>> start Extracted records

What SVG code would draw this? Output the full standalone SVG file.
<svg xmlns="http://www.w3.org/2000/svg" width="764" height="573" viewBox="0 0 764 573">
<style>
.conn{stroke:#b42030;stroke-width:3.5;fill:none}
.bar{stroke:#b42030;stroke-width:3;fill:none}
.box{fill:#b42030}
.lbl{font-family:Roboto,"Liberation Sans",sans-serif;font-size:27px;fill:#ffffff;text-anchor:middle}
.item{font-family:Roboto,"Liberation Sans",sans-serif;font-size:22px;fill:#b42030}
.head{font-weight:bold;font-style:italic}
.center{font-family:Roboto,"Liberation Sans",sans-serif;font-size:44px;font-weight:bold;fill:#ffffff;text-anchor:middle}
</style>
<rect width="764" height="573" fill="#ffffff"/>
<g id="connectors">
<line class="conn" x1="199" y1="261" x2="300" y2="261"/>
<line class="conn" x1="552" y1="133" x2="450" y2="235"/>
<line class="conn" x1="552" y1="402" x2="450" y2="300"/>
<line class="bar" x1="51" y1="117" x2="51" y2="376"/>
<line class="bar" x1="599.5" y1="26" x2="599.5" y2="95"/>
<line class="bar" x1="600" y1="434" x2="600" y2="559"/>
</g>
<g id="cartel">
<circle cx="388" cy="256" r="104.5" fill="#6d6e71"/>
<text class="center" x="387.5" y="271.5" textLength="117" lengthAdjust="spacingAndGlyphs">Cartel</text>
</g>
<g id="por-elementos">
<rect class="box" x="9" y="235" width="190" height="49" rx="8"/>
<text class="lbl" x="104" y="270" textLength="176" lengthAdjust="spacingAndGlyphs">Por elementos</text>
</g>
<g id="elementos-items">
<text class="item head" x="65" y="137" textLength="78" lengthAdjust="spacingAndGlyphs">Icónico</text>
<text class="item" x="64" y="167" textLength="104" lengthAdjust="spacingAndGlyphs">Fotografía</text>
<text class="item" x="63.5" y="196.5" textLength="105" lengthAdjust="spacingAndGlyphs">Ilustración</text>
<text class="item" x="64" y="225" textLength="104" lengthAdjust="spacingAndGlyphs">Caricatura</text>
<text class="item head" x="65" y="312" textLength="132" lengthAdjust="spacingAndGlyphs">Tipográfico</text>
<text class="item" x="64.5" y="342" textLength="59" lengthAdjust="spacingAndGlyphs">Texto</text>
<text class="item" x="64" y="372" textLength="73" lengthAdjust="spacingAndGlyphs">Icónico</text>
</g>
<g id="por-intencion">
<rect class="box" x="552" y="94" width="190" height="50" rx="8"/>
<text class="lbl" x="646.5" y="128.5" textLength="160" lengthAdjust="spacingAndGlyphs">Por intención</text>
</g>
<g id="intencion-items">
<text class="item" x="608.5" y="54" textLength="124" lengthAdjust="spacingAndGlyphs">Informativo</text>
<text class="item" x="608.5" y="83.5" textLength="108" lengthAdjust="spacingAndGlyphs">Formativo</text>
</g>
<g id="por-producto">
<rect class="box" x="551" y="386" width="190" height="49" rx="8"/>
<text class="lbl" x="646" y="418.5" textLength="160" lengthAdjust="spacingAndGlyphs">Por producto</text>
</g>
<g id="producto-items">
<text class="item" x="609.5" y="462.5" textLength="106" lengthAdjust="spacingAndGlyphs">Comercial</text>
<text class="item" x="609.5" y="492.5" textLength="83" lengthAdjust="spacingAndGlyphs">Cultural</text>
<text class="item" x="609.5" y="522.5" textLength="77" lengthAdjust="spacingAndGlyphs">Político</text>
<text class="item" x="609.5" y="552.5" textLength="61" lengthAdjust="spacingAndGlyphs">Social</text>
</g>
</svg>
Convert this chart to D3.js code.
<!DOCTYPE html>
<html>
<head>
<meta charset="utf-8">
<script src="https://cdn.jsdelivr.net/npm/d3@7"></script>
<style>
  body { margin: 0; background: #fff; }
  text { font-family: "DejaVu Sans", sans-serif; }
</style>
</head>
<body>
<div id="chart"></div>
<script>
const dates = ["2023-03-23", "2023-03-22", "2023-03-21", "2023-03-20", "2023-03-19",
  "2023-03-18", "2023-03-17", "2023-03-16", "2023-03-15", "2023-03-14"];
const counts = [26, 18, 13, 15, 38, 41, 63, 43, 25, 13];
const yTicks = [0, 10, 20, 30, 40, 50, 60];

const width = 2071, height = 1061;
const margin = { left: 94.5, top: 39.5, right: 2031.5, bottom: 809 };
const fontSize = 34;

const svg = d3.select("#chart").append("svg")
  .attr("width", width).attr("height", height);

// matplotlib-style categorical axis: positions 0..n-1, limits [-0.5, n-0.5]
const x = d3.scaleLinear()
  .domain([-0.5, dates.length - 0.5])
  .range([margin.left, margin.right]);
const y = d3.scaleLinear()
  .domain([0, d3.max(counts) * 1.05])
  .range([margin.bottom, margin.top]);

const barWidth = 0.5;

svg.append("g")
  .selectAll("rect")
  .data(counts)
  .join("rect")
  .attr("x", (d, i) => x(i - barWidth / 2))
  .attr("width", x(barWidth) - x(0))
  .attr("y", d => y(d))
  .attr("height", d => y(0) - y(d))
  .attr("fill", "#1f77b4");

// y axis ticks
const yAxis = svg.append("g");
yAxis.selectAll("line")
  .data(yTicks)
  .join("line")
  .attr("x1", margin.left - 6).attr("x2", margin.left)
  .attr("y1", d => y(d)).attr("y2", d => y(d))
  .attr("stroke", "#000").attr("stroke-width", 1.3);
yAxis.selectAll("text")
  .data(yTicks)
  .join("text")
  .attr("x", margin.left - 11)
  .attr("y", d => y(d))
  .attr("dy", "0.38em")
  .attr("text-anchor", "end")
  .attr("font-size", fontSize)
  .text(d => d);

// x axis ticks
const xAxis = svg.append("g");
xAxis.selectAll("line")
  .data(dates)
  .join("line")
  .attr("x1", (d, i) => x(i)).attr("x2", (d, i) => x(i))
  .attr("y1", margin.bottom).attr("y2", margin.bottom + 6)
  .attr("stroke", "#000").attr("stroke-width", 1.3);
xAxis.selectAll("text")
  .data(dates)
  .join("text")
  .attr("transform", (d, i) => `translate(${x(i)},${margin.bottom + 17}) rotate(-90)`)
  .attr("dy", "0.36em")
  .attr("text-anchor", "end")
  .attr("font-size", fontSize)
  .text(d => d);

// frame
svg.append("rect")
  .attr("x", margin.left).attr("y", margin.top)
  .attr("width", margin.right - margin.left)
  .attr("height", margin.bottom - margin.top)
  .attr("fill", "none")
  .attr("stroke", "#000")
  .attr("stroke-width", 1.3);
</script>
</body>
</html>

>> end Extracted records

#### What the task asks
Look above for the line that contains "Convert this chart to D3.js code.". Starting there, transcribe every line exactly until you have copied the line that contains "const barWidth = 0.5;".

#### Answer to the exercise
Convert this chart to D3.js code.
<!DOCTYPE html>
<html>
<head>
<meta charset="utf-8">
<script src="https://cdn.jsdelivr.net/npm/d3@7"></script>
<style>
  body { margin: 0; background: #fff; }
  text { font-family: "DejaVu Sans", sans-serif; }
</style>
</head>
<body>
<div id="chart"></div>
<script>
const dates = ["2023-03-23", "2023-03-22", "2023-03-21", "2023-03-20", "2023-03-19",
  "2023-03-18", "2023-03-17", "2023-03-16", "2023-03-15", "2023-03-14"];
const counts = [26, 18, 13, 15, 38, 41, 63, 43, 25, 13];
const yTicks = [0, 10, 20, 30, 40, 50, 60];

const width = 2071, height = 1061;
const margin = { left: 94.5, top: 39.5, right: 2031.5, bottom: 809 };
const fontSize = 34;

const svg = d3.select("#chart").append("svg")
  .attr("width", width).attr("height", height);

// matplotlib-style categorical axis: positions 0..n-1, limits [-0.5, n-0.5]
const x = d3.scaleLinear()
  .domain([-0.5, dates.length - 0.5])
  .range([margin.left, margin.right]);
const y = d3.scaleLinear()
  .domain([0, d3.max(counts) * 1.05])
  .range([margin.bottom, margin.top]);

const barWidth = 0.5;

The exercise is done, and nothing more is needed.